China schools lecturers on ‘correct thinking’ over Ukraine war

Staff reportedly told Nato is to blame for conflict triggered by Russian invasion

April 4, 2022
Chinese soldiers
Source: iStock

Chinese provincial governments appear to be mandating university teachers to attend lectures that “correct” their thinking on the war in Ukraine to align with the Kremlin’s official line, amid cosier relations between the two countries.

The move comes amid a deepening geopolitical divide. Last month, as Western nations doubled down on their sanctions on Russia, Beijing signed a new deal with Moscow, pledging cooperation across a range of issues, including security and economics.  

While Russian academics face mounting pressure to support their country’s invasion of Ukraine, with vocal opponents losing their jobs and risking up to 15 years in prison, some Chinese lecturers are also being told to accept – and teach their students – Russia’s version of events.

According to local media, Chinese teachers attending lectures were allegedly assured about the legitimacy of Russian military action and told that Nato, along with the US and Ukraine, is to blame for the war.  

One regional university website referenced a “collective lesson” on the “Russia-Ukraine situation”.  

“This collective lesson preparation meeting helped the participating teachers to further enhance their correct understanding of the conflict between Russia and Ukraine,” according to the Northeast Forestry University, located in the northern Chinese city of Harbin.

Although it was unclear from the statement how teachers should portray the war, it noted that lecturers should “recognise” the countries’ “historical missions and responsibilities” and should be guided in how to steer the “direction of classroom teaching”.

Chinese scholar at the University of Toronto, who asked to remain anonymous, said that the move came as a “surprise”, representing a progression from previous years.

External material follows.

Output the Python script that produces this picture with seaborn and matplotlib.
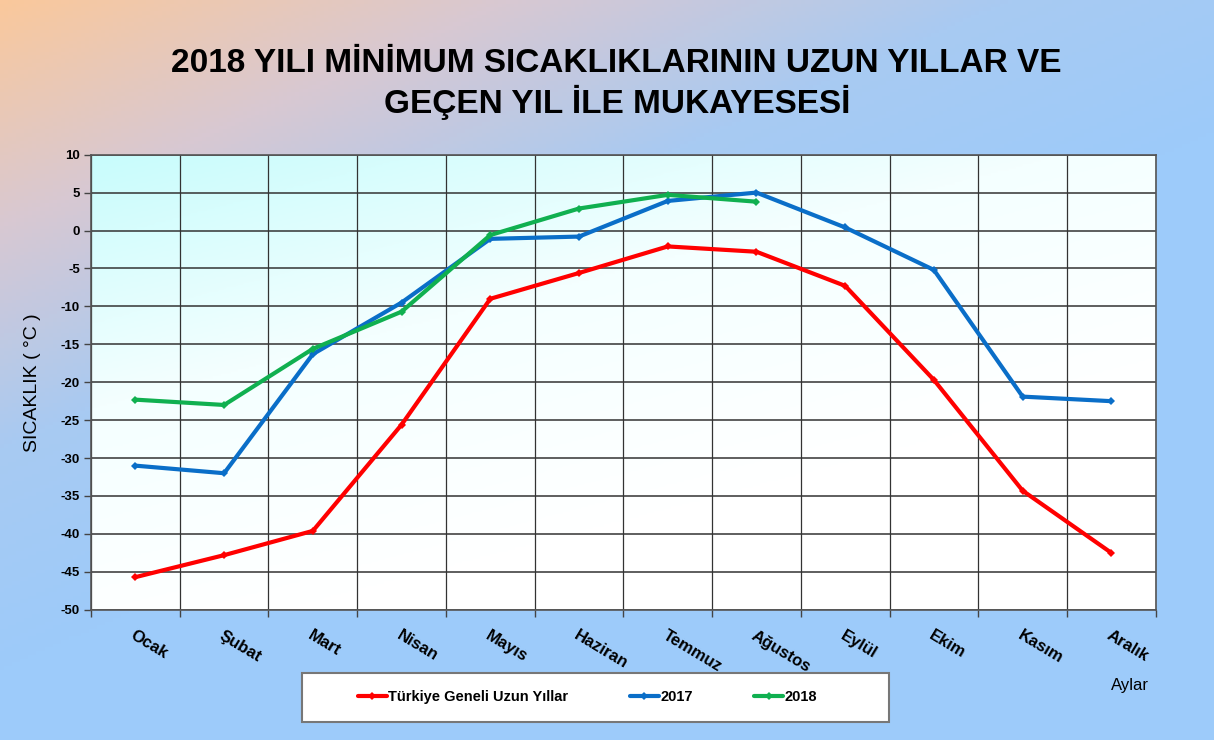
import numpy as np
import pandas as pd
import matplotlib
matplotlib.use("Agg")
import matplotlib.pyplot as plt
from matplotlib.colors import LinearSegmentedColormap
from matplotlib.patches import Rectangle
from matplotlib.ticker import MultipleLocator, FixedLocator
import seaborn as sns

# -------------------------
# Data
# -------------------------
months = ["Ocak", "Şubat", "Mart", "Nisan", "Mayıs", "Haziran",
          "Temmuz", "Ağustos", "Eylül", "Ekim", "Kasım", "Aralık"]

uzun_yillar = [-45.7, -42.8, -39.6, -25.6, -9.0, -5.6,
               -2.1, -2.8, -7.3, -19.7, -34.3, -42.5]
y2017 = [-31.0, -32.0, -16.3, -9.5, -1.1, -0.8,
         3.9, 5.0, 0.4, -5.2, -21.9, -22.5]
y2018 = [-22.3, -23.0, -15.6, -10.7, -0.6, 2.9, 4.7, 3.8]

series_names = ["Türkiye Geneli Uzun Yıllar", "2017", "2018"]
series_colors = ["#FF0000", "#0A6EC8", "#10B050"]

rows = []
for name, vals in zip(series_names, [uzun_yillar, y2017, y2018]):
    for i, v in enumerate(vals):
        rows.append({"idx": i, "ay": months[i], "deger": v, "seri": name})
df = pd.DataFrame(rows)


# -------------------------
# Plot
# -------------------------
def main():
    sns.set_theme(style="white")
    plt.rcParams["font.family"] = ["Liberation Sans", "DejaVu Sans"]
    plt.rcParams["axes.unicode_minus"] = False
    plt.rcParams["text.color"] = "black"
    plt.rcParams["axes.labelcolor"] = "black"
    plt.rcParams["xtick.color"] = "black"
    plt.rcParams["ytick.color"] = "black"

    fig = plt.figure(figsize=(12.14, 7.40), dpi=100)

    # figure background gradient (peach top-left -> light blue)
    bg = fig.add_axes([0, 0, 1, 1], zorder=-10)
    gx, gy = np.meshgrid(np.linspace(0, 1, 300), np.linspace(0, 1, 200))
    t = np.clip(gx * 0.8 + gy * 1.1, 0, 1)
    bg_cmap = LinearSegmentedColormap.from_list("bg", ["#FAC89C", "#D8C8D2", "#A8CAF2", "#9DCBFA"])
    bg.imshow(t, cmap=bg_cmap, aspect="auto", extent=[0, 1, 0, 1], origin="upper", vmin=0, vmax=1)
    bg.axis("off")

    ax = fig.add_axes([0.075, 0.176, 0.877, 0.615])

    # plot area gradient (light cyan -> white)
    px, py = np.meshgrid(np.linspace(0, 1, 300), np.linspace(0, 1, 200))
    pt = np.clip(px * 0.55 + py * 0.9, 0, 1)
    pa_cmap = LinearSegmentedColormap.from_list("pa", ["#C8FCFC", "#F4FFFF", "#FFFFFF"])
    ax.imshow(pt, cmap=pa_cmap, aspect="auto", extent=[-0.5, 11.5, 10, -50],
              origin="lower", vmin=0, vmax=1, zorder=0)

    sns.lineplot(
        data=df, x="idx", y="deger", hue="seri",
        hue_order=series_names, palette=series_colors,
        marker="D", markersize=4, linewidth=3, markeredgewidth=0,
        ax=ax, zorder=3, legend=True
    )

    ax.set_xlim(-0.5, 11.5)
    ax.set_ylim(-50, 10)

    ax.yaxis.set_major_locator(MultipleLocator(5))
    ax.set_xticks(range(12))
    ax.set_xticklabels(months, rotation=-31, ha="left", va="top",
                       rotation_mode="anchor", fontsize=12, fontweight="bold")
    ax.xaxis.set_minor_locator(FixedLocator(np.arange(-0.5, 12, 1)))
    ax.tick_params(axis="x", which="major", length=0, pad=13)
    ax.tick_params(axis="x", which="minor", length=5, width=1, color="#444444", bottom=True)
    ax.tick_params(axis="y", which="major", length=5, width=1, color="#444444",
                   left=True, labelsize=9.5, pad=3)
    for lab in ax.get_yticklabels():
        lab.set_fontweight("bold")

    ax.grid(axis="y", which="major", color="#333333", linewidth=1.1, zorder=1)
    ax.grid(axis="x", which="minor", color="#333333", linewidth=0.9, zorder=1)
    ax.grid(axis="x", which="major", visible=False)
    ax.set_axisbelow(True)
    for s in ax.spines.values():
        s.set_color("#555555")
        s.set_linewidth(1.2)

    ax.set_xlabel("")
    ax.set_ylabel("SICAKLIK ( °C )", fontsize=14, labelpad=14)

    # legend: box drawn separately, entries centred inside
    handles, labels = ax.get_legend_handles_labels()
    ax.get_legend().remove()
    fig.patches.append(Rectangle((0.249, 0.025), 0.483, 0.066, transform=fig.transFigure,
                                 facecolor="white", edgecolor="#777777", linewidth=1.5,
                                 zorder=-1))
    fig.legend(
        handles, labels, ncol=3, loc="center",
        bbox_to_anchor=(0.484, 0.058),
        frameon=False, handlelength=2.0, handletextpad=0.1,
        columnspacing=4.2, prop={"weight": "bold", "size": 10.5}
    )

    fig.text(0.931, 0.073, "Aylar", fontsize=12, ha="center", va="center")

    fig.text(0.508, 0.886,
             "2018 YILI MİNİMUM SICAKLIKLARININ UZUN YILLAR VE\nGEÇEN YIL İLE MUKAYESESİ",
             ha="center", va="center", fontsize=24, fontweight="bold",
             linespacing=1.2)

    plt.savefig("out.png", dpi=100)


if __name__ == "__main__":
    main()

“When I was in China many years ago, it was common that university teachers who are party members are required to attend meetings or study sessions about the political ideas of the party, but not everybody,” he said.

Other scholars were less taken aback. “It is not surprising that the party, particularly in the context of ideological tightening in recent years, wants to ensure the conformity of academics through various means,” said Philip Altbach, a professor at the Center for International Higher Education at Boston College.

“This is not a step back from academic freedom, which has been significantly curtailed across the board.”

Jeffrey Ngo, an activist from Hong Kong who is currently pursuing a PhD in history at Georgetown University, said that already in China, academic freedom was limited, and “policies and mechanisms for students to report on teachers who say the ‘wrong’ things have existed for a long time”.

But he noted that the incident stood out in that it illustrated the “scramble for a coherent response up and down the chain of command so Chinese officials can appear to know what they’re talking about, even if information can be spotty and contradictory at the very top”.

“For the time being, blaming Nato is the safest bet as Beijing figures out how much economic, military, and other support – whether openly or behind closed doors – to offer Russia,” Mr Ngo added.

Other scholars wondered about the longer-term effects of such moves.

“It is difficult to see how this will be helpful to the international status of China's universities as they try to be more open, inclusive, and proactive in strengthening international scientific cooperation,” said Gerry Postiglione, coordinator of the Consortium for Higher Education Research in Asia at the University of Hong Kong.